Ben Bernanke went to Harvard University, where he received his undergraduate degree in economics. He then went to graduate school at the Massachusetts Institute of Technology, MIT, where he received his PhD in economics. His thesis adviser was Stanley Fischer, and his committee consisted of Fischer, Rudiger Dornbusch, and Robert Solow, a Nobel Prize winner. (He also thanked Harvard University professors Dale Jorgenson and Peter Diamond [Nobel laureate 2010] in his dissertation.) It is safe to say that he had an elite education in mainstream economics.

Bernanke has taught at Stanford University, New York University, and Princeton University, where he served as chairman of the department from 1996 to 2002. Bernanke has authored major textbooks, has served as the National Bureau of Economic Research’s director of monetary economics, and was an editor of the American Economic Review.
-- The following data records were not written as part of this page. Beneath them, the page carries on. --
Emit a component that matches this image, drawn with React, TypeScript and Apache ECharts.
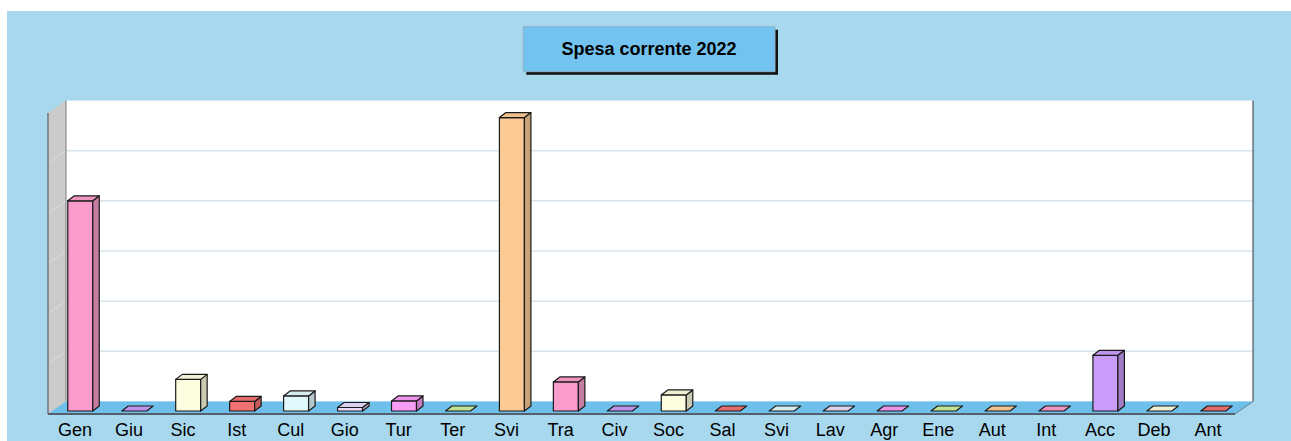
import React, { useEffect, useRef } from "react";
import * as echarts from "echarts";

// Short labels of the spending areas (missioni), as on the axis
const categories = [
  "Gen", "Giu", "Sic", "Ist", "Cul", "Gio", "Tur", "Ter", "Svi", "Tra", "Civ",
  "Soc", "Sal", "Svi", "Lav", "Agr", "Ene", "Aut", "Int", "Acc", "Deb", "Ant",
];
// Relative amounts (one unit = one gridline step)
const values = [
  4.19, 0, 0.63, 0.19, 0.3, 0.07, 0.2, 0, 5.85, 0.58, 0,
  0.32, 0, 0, 0, 0, 0, 0, 0, 1.11, 0, 0,
];
const palette = [
  "#f99ccb", "#c99cf9", "#fdfddf", "#f27272", "#e1f9fd",
  "#e9dbfb", "#f99cf5", "#cbf09b", "#fdca96",
];
const titleText = "Spesa corrente 2022";
const yMax = 6;
const yStep = 1;

function shade(hex: string, f: number): string {
  const n = parseInt(hex.slice(1), 16);
  const r = Math.round(((n >> 16) & 255) * f);
  const g = Math.round(((n >> 8) & 255) * f);
  const b = Math.round((n & 255) * f);
  return `rgb(${r},${g},${b})`;
}

const DX = 18; // floor depth (horizontal)
const DY = -12.5; // floor depth (vertical)

export default function App() {
  const ref = useRef<HTMLDivElement>(null);
  useEffect(() => {
    if (!ref.current) return;
    const chart = echarts.init(ref.current, null, { renderer: "svg" });
    const frameRender = (params: any, api: any) => {
      const cs = params.coordSys;
      const x = cs.x, y = cs.y, w = cs.width, h = cs.height;
      const children: any[] = [];
      // back wall
      children.push({
        type: "rect",
        shape: { x: x + DX, y: y + DY, width: w, height: h },
        style: { fill: "#ffffff" },
      });
      // left side wall
      children.push({
        type: "polygon",
        shape: { points: [[x, y + h], [x, y], [x + DX, y + DY], [x + DX, y + h + DY]] },
        style: { fill: "#cbcbcb" },
      });
      // grid lines
      for (let v = yStep; v < yMax; v += yStep) {
        const yy = api.coord([0, v])[1];
        children.push({
          type: "line",
          shape: { x1: x + DX, y1: yy + DY, x2: x + w + DX, y2: yy + DY },
          style: { stroke: "#d6e4ea", lineWidth: 1.5 },
        });
        children.push({
          type: "line",
          shape: { x1: x, y1: yy, x2: x + DX, y2: yy + DY },
          style: { stroke: "#d8e0e4", lineWidth: 0.8 },
        });
      }
      // edges of walls
      children.push({
        type: "line",
        shape: { x1: x + DX, y1: y + DY, x2: x + DX, y2: y + h + DY },
        style: { stroke: "#8a8a8a", lineWidth: 1.2 },
      });
      children.push({
        type: "line",
        shape: { x1: x + w + DX, y1: y + DY, x2: x + w + DX, y2: y + h + DY },
        style: { stroke: "#4a5560", lineWidth: 1.2 },
      });
      children.push({
        type: "line",
        shape: { x1: x, y1: y, x2: x, y2: y + h },
        style: { stroke: "#55606a", lineWidth: 1.2 },
      });
      // floor
      children.push({
        type: "polygon",
        shape: { points: [[x, y + h], [x + w, y + h], [x + w + DX, y + h + DY], [x + DX, y + h + DY]] },
        style: { fill: "#6ec0ea" },
      });
      children.push({
        type: "line",
        shape: { x1: x + w, y1: y + h, x2: x + w + DX, y2: y + h + DY },
        style: { stroke: "#6a8090", lineWidth: 1 },
      });
      children.push({
        type: "line",
        shape: { x1: x, y1: y + h, x2: x + w, y2: y + h },
        style: { stroke: "#55606c", lineWidth: 2 },
      });
      return { type: "group", children };
    };

    const barRender = (params: any, api: any) => {
      const i = api.value(0);
      const v = api.value(1);
      const base = api.coord([i, 0]);
      const top = api.coord([i, v]);
      const bw = api.size([1, 0])[0] * 0.463;
      const cx = base[0] + 5.3;
      const x0 = cx - bw / 2;
      const x1 = cx + bw / 2;
      const yb = base[1] - 3;
      const yt = top[1] - 3;
      const ddx = 6.5, ddy = -5;
      const c = palette[i % palette.length];
      const stroke = { stroke: "#1a1a1a", lineWidth: 1.2, lineJoin: "round" };
      const children: any[] = [];
      if (yb - yt > 0.5) {
        children.push({
          type: "rect",
          shape: { x: x0, y: yt, width: bw, height: yb - yt },
          style: { fill: c, ...stroke },
        });
        children.push({
          type: "polygon",
          shape: { points: [[x1, yb], [x1 + ddx, yb + ddy], [x1 + ddx, yt + ddy], [x1, yt]] },
          style: { fill: shade(c, 0.8), ...stroke },
        });
      }
      children.push({
        type: "polygon",
        shape: { points: [[x0, yt], [x1, yt], [x1 + ddx, yt + ddy], [x0 + ddx, yt + ddy]] },
        style: { fill: shade(c, 0.95), ...stroke },
      });
      return { type: "group", children };
    };

    chart.setOption({
      animation: false,
      backgroundColor: "#a8d8ee",
      grid: { left: 41, top: 102, width: 1187, height: 301, containLabel: false },
      xAxis: {
        type: "category",
        data: categories,
        boundaryGap: true,
        axisLine: { show: false },
        axisTick: { show: false },
        splitLine: { show: false },
        axisLabel: {
          interval: 0,
          margin: 7,
          color: "#000",
          fontSize: 18,
          fontFamily: "Liberation Sans, Arial, sans-serif",
        },
      },
      yAxis: {
        type: "value",
        min: 0,
        max: yMax,
        interval: yStep,
        axisLine: { show: false },
        axisTick: { show: false },
        axisLabel: { show: false },
        splitLine: { show: false },
      },
      graphic: [
        {
          type: "group",
          children: [
            {
              type: "rect",
              shape: { x: 519.3, y: 18.7, width: 251.7, height: 45 },
              style: { fill: "#111" },
            },
            {
              type: "rect",
              shape: { x: 516.3, y: 15.7, width: 251.7, height: 45 },
              style: { fill: "#72c3ef", stroke: "#8fb2c8", lineWidth: 1 },
            },
            {
              type: "text",
              x: 642,
              y: 38,
              style: {
                text: titleText,
                align: "center",
                verticalAlign: "middle",
                fontSize: 18,
                fontWeight: "bold",
                fontFamily: "Liberation Sans, Arial, sans-serif",
                fill: "#000",
              },
            },
          ],
        },
      ],
      series: [
        {
          type: "custom",
          name: "frame",
          silent: true,
          clip: false,
          z: 1,
          data: [[0, 0]],
          renderItem: frameRender,
        },
        {
          type: "custom",
          name: titleText,
          clip: false,
          z: 2,
          data: values.map((v, i) => [i, v]),
          renderItem: barRender,
        },
      ],
    });
    return () => chart.dispose();
  }, []);
  return (
    <div
      ref={ref}
      style={{ position: "fixed", left: 7, top: 11, width: 1284, height: 430 }}
    />
  );
}
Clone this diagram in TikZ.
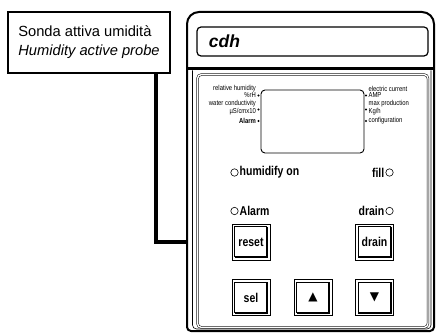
\documentclass[tikz,border=0pt]{standalone}
\usepackage{fontspec}
\setmainfont{Liberation Sans}
\newfontfamily\narrowfont{Liberation Sans}[FakeStretch=0.82]
\newfontfamily\symfont{DejaVu Sans}
\usetikzlibrary{positioning}

\begin{document}
\begin{tikzpicture}[
  x=1pt, y=-1pt,
  callout/.style={draw, line width=1.1pt, minimum width=162pt, minimum height=61pt, align=left, font=\fontsize{14.7}{19}\selectfont},
  lead/.style={line width=4pt, line join=miter},
  tag/.style={font=\narrowfont\fontsize{7.2}{8}\selectfont, inner sep=0.5pt},
  pin/.style={circle, fill, inner sep=0pt, minimum size=2.4pt},
  led/.style={circle, draw, line width=0.6pt, inner sep=0pt, minimum size=7.4pt},
  caption/.style={font=\narrowfont\bfseries\fontsize{12.8}{14}\selectfont, inner sep=1pt},
  btn/.style={draw, line width=0.6pt, minimum width=38pt, minimum height=36pt, inner sep=0pt, font=\narrowfont\bfseries\fontsize{12.8}{14}\selectfont}
]
\useasboundingbox (0,0) rectangle (438,334);

% probe callout
\node[callout] (probe) at (89,42.5) {Sonda attiva umidità\\\textit{Humidity active probe}};

% housing
\draw[line width=2pt] (187,300) [rounded corners=12pt] -- (187,12) -- (434,12) -- (434,40) [rounded corners=4pt] -- (434,331) -- (187,331) -- cycle;
\fill (187,67) rectangle (434,70.5);
\node[draw, line width=1.2pt, rounded corners=4pt, minimum width=231pt, minimum height=29pt] (header) at (312.5,41.5) {};
\node[anchor=west, xshift=9pt, font=\bfseries\itshape\fontsize{17.5}{20}\selectfont] (model) at (header.west) {cdh};
\draw[line width=0.6pt, rounded corners=4pt] (192.5,70.5) -- (192.5,329) -- (431,329) -- (431,70.5);
\node[draw, line width=0.5pt, double, double distance=1.4pt, rounded corners=4pt, minimum width=230.5pt, minimum height=253pt] (panel) at (312.75,201) {};

% display
\node[draw, line width=0.9pt, rounded corners=4pt, minimum width=103pt, minimum height=63pt] (lcd) at (312.5,121.5) {};
\foreach \n/\y in {1/95.5, 2/109.5, 3/121} {
  \node[pin] (lp\n) at (258.5,\y) {};
  \node[pin] (rp\n) at (366,\y) {};
}
\node[tag, left=0.5pt of lp1] (rh) {\%rH};
\node[tag, above=0pt of rh.north east, anchor=south east] {relative humidity};
\node[tag, left=0.5pt of lp2, yshift=-2.5pt] (cond) {µS/cmx10};
\node[tag, above=0pt of cond.north east, anchor=south east] {water conductivity};
\node[tag, left=0.5pt of lp3] {\textbf{Alarm}};
\node[tag, right=0.5pt of rp1] (amp) {AMP};
\node[tag, above=0pt of amp.north west, anchor=south west] {electric current};
\node[tag, right=0.5pt of rp2, yshift=-2.5pt] (kgh) {Kg/h};
\node[tag, above=0pt of kgh.north west, anchor=south west] {max production};
\node[tag, right=0.5pt of rp3] {configuration};

% leds
\node[led] (ledhum) at (234.5,172.5) {};
\node[led] (ledfill) at (389.5,172.5) {};
\node[led] (ledalarm) at (234.5,211) {};
\node[led] (leddrain) at (389.5,211) {};
\node[caption, right=0pt of ledhum] {humidify on};
\node[caption, left=0pt of ledfill] {fill};
\node[caption, right=0pt of ledalarm] {Alarm};
\node[caption, left=0pt of leddrain] {drain};

% keys
\node[btn] (reset) at (251,242) {reset};
\node[btn] (drainbtn) at (374.5,242) {drain};
\node[btn] (sel) at (251,297.5) {sel};
\node[btn] (up) at (313,297.5) {\symfont\fontsize{12}{12}\selectfont ▲};
\node[btn] (down) at (374.5,297.5) {\symfont\fontsize{12}{12}\selectfont ▼};
\foreach \b in {reset,drainbtn,sel,up,down} {
  \draw[line width=1.8pt] ([shift={(-3pt,-3pt)}]\b.north east) |- ([shift={(3pt,3pt)}]\b.south west);
  \draw[line width=0.6pt] ([shift={(3pt,3pt)}]\b.south west) |- ([shift={(-3pt,-3pt)}]\b.north east);
}

% probe lead into the housing
\coordinate (jack) at (187,241.5);
\draw[lead] (probe.south east) ++(-15,0) |- (jack);
\end{tikzpicture}
\end{document}
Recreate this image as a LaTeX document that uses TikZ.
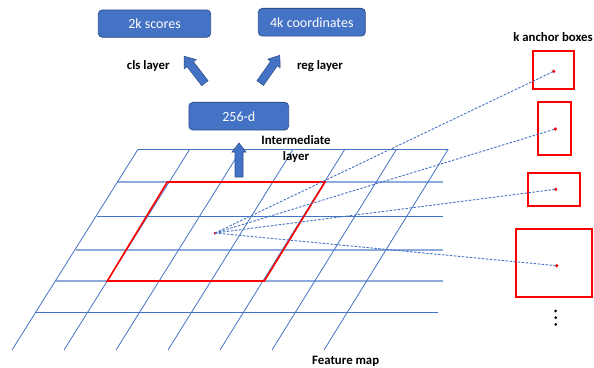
\documentclass[tikz,border=0pt]{standalone}
\usepackage{fontspec}
\setmainfont{Carlito}
\usetikzlibrary{arrows.meta}
\definecolor{accent}{HTML}{4472C4}
\definecolor{accentdark}{HTML}{2F528F}
\definecolor{gridlight}{HTML}{8FAADC}
\definecolor{boxred}{HTML}{FF0000}
\begin{document}
\begin{tikzpicture}[x=1pt,y=-1pt,
  block/.style={draw=accentdark, line width=0.8pt, fill=accent, rounded corners=4pt,
    text=white, font=\fontsize{14}{16}\selectfont, inner sep=0pt},
  lbl/.style={font=\bfseries\fontsize{12.8}{16}\selectfont, inner sep=0pt, align=center},
  gridthin/.style={draw=accent, line width=0.8pt},
  gridthick/.style={draw=gridlight, line width=1.6pt},
  anchorbox/.style={draw=boxred, line width=1.7pt},
  reddot/.style={circle, fill=boxred, inner sep=0pt, minimum size=3.6pt},
  blackdot/.style={circle, fill=black, inner sep=0pt, minimum size=3pt},
  link/.style={draw=accent, line width=0.9pt, dash pattern=on 2.5pt off 1.5pt},
  blockarrow/.pic={\draw[draw=accentdark, fill=accent, line width=0.6pt]
    (-17,-4) -- (7,-4) -- (7,-7.5) -- (17,0) -- (7,7.5) -- (7,4) -- (-17,4) -- cycle;},
  slimarrow/.pic={\draw[draw=accentdark, fill=accent, line width=0.6pt]
    (-17,-4) -- (8,-4) -- (8,-7) -- (17,0) -- (8,7) -- (8,4) -- (-17,4) -- cycle;}]
\useasboundingbox (0,0) rectangle (594,367);

% feature map grid
\draw[gridthin]  (138,149.3) -- (448,149.3);
\draw[gridthick] (117,182) -- (443,182);
\draw[gridthin]  (96.5,216.3) -- (443,216.3);
\draw[gridthick] (75.5,249.7) -- (443,249.7);
\draw[gridthick] (56,280.7) -- (443,280.7);
\draw[gridthin]  (36,312.3) -- (438,312.3);
\foreach \i in {0,...,6}{
  \draw[gridthin] ({138+51.7*\i},149.3) -- ({12+52*\i},350);
}

% sliding window
\draw[draw=boxred, line width=1.6pt] (167.3,182) -- (325,182) -- (264.3,281) -- (107.3,281) -- cycle;

% anchor boxes
\draw[anchorbox] (532.7,51) rectangle (574.3,89);
\draw[anchorbox] (538,102.3) rectangle (571.3,154.7);
\draw[anchorbox] (528.3,172.7) rectangle (580.3,206);
\draw[anchorbox] (516.3,229) rectangle (592,296.7);

\node[reddot, minimum size=3pt] (c) at (215,233) {};
\node[reddot] (a1) at (553.7,71.3) {};
\node[reddot] (a2) at (555.3,129) {};
\node[reddot] (a3) at (555.7,189.3) {};
\node[reddot] (a4) at (556.7,265.7) {};

\draw[link] (c.center) -- (a1.center);
\draw[link] (c.center) -- (a2.center);
\draw[link] (c.center) -- (a3.center);
\draw[link] (c.center) -- (a4.center);

\node[blackdot] (v1) at (555.7,311) {};
\node[blackdot] (v2) at (555.7,317.7) {};
\node[blackdot] (v3) at (555.7,324.3) {};

% network head
\node[block, minimum width=112.4pt, minimum height=27.3pt] (scores) at (154.5,23.6) {2k scores};
\node[block, minimum width=107pt, minimum height=27.7pt] (coords) at (311.8,22.2) {4k coordinates};
\node[block, minimum width=99.7pt, minimum height=27.7pt] (mid) at (238.8,116.2) {256-d};

\pic[rotate=127.6] at (194.5,69.7) {blockarrow};
\pic[rotate=54.8] at (270,69.2) {blockarrow};
\pic[rotate=90] at (239,160) {slimarrow};

\node[lbl] (cls) at (148.3,66) {cls layer};
\node[lbl] (reg) at (320,66) {reg layer};
\node[lbl] (inter) at (296,148.7) {Intermediate\\layer};
\node[lbl] (kab) at (553,36.7) {k anchor boxes};
\node[lbl] (fmap) at (345.7,361) {Feature map};
\end{tikzpicture}
\end{document}
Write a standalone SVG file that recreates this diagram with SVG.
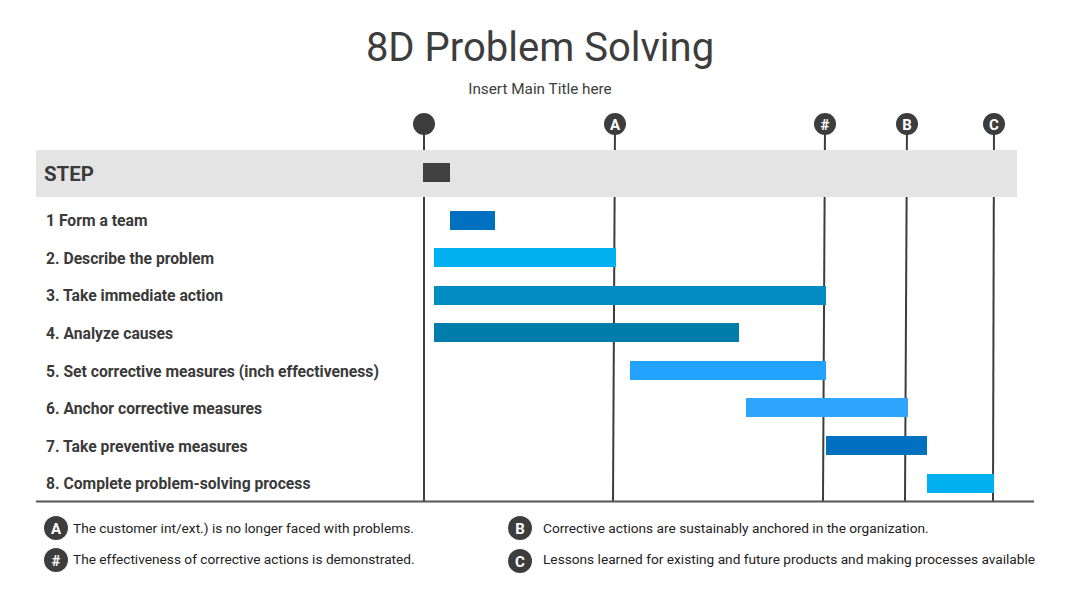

He is still considered to be one of the top 20 authors of all time in academic economics journals despite having been out of academia for almost a decade.

Bernanke was appointed to be a member of the Federal Reserve Board of Governors in 2002. He was then appointed by President Bush to be Chairman of the President’s Council of Economic Advisors in 2005. He was then appointed by Bush to be the chairman of the Federal Reserve in 2005 and subsequently renominated by President Obama in 2009. In 2009, Time magazine named Bernanke its “person of the year.” Not a bad run-up in fame and influence for a boy from rural South Carolina.

Just to be clear, Bernanke received a top notch education in mainstream economics at Harvard and MIT under the direction of leading professors in the economics profession. He also taught at premier institutions and held key leadership roles in the profession. He is considered one of the most important researchers and publishers of his generation and is best known for his research on the Great Depression, where he added a distinction to the contributions of Milton Friedman and Anna Schwartz.

For Bernanke, the Great Depression was less about the Federal Reserve reducing the money supply (which is the Friedman and Schwartz hypothesis) and more about the bank failures that increased the cost of credit and decreased its availability, leading to a decline in aggregate demand and creating the Great Depression. For Bernanke, a downturn can lead to bank failures, which curtail credit. This can cause a further reduction in economic activity that spirals into a vicious cycle ending in economic depression. I will further address his distinction, because it is critical, in my closing remarks.